Mr. Gwyn, Alessandro Baricco

Mr. Gwyn è uno scrittore, uno bravo; ecco, questo scrittore ad un certo punto non ha più nulla da dire, così, con ma trovata ad effetto, pubblica sul Guardian un elenco delle cose che non ha più intenzione di fare. Tra queste, appunto, c'è lo scrivere.
Queste le premesse di questo romanzo, e della ricerca di Mr. Gwyn di un nuovo senso per il suo vivere artistico e per il suo bisogno di adoperare la parola come uno strumento, come un pennello.

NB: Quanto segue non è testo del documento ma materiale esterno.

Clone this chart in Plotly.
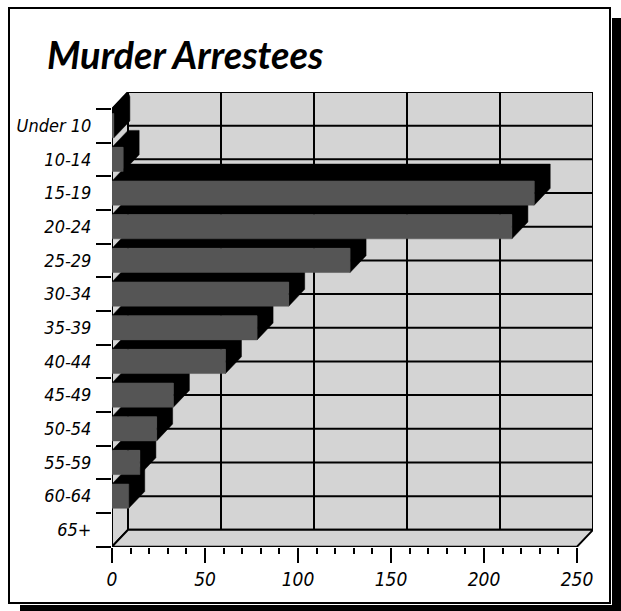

Un romanzo autobiografico, almeno in apparenza, e metanarrativo, almeno in apparenza, in cui Baricco sembra parlare di sé, della sua conclamata crisi autoriale e di un bisogno di reinventarsi.
Peccato che il tutto sia condito dalla inossidabile presunzione di Baricco, sempre più abituato a considerarsi vate dei nostri tempi. Il romanzo che ne esce fuori è inutilmente verboso, condito di riflessioni banali e sviluppate a malapena, narrativamente debole; la prima metà del romanzo si trascina stancamente senza alcun perché, con un espediente narrativo, quello della donna con il foulard, indispensabile per condurre la trama ad un porto sicuro, visto che la trama stessa si è dispersa in rigagnoli mai sbocciati davvero. Un prendere in giro il lettore, da parte dell'autore, francamente insopportabile.
Il tutto poi è reso ancora più fastidioso, come dicevo, dalla presunzione di Baricco, dal suo ergersi a guida morale e intellettuale verso verità nascoste ai più. Così Baricco condisce il romanzo di corsivi inutili, fuorvianti e privi di un perché, si autocita, lanciando quel contenitore di racconti brevi, tutto sommato mediocri, che è Tre volte l'alba, già incensato nel mezzo della narrazione come bella prova di Mr. Gwynn.
Baricco, in linea con le posizioni ideologiche e politiche espresse negli ultimi anni, ha semplicemente smesso di essere un romanziere, un narratore, per essere altro. Un vate, forse, alla D'Annunzio, con tutti i limiti, sociali, psicologici e politici di questo tipo di figura.